Contact: Wajeb Saab
Background:
Fault-tolerant architectures rely on reliable fault-recovery mechanisms for correctness. A reliable fault-recovery mechanism provides two things: a) a faulty replica is rebooted within bounded-delay, b) a non-faulty replica is never wrongly rebooted.
To ensure this, the existing fault-recovery mechanisms require that the replicas have a consistent view of some common state, such as global time-synchronization, information about if a replica is faulty or not, etc. However, maintaining this kind of information across all replicas at all times is not possible due to unexpected events such as network partitions, replica skew, etc.
To address this issue, we present a reliable fault-recovery mechanism that does not require replica synchronization. Instead of using existing state from synchronization to mark a specific recovery event, our mechanism creates a short-lived session using a 4-way handshake between the recoverer and the recoveree. Each session uniquely marks a recovery event thereby ensuring that a recoveree is recovered by a particular recoverer only once.

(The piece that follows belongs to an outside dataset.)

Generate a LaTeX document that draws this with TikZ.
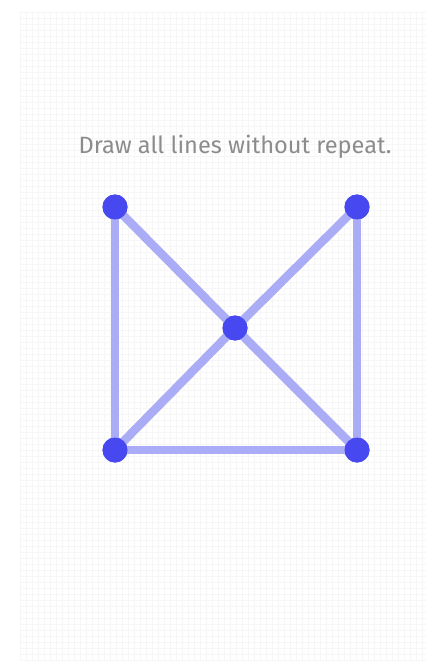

We compare the correctness properties, namely availability, safety and liveness of this mechanism with other fault-recovery mechanisms. We also evaluate its average and worst case performance with existing fault-recovery mechanisms.
Project Goals:
- Implementing the proposed fault-recovery mechanism.
- Deriving its correctness properties: safety, availability, and liveness.
- Surveying state-of-the-art fault-recovery mechanisms.
- Evaluating the performance of the proposed mechanism with respect to existing mechanisms.
Required skills:
The implementation of the fault-recovery mechanism can be done in the programming language of choice of the student. However, strong programming skills are required.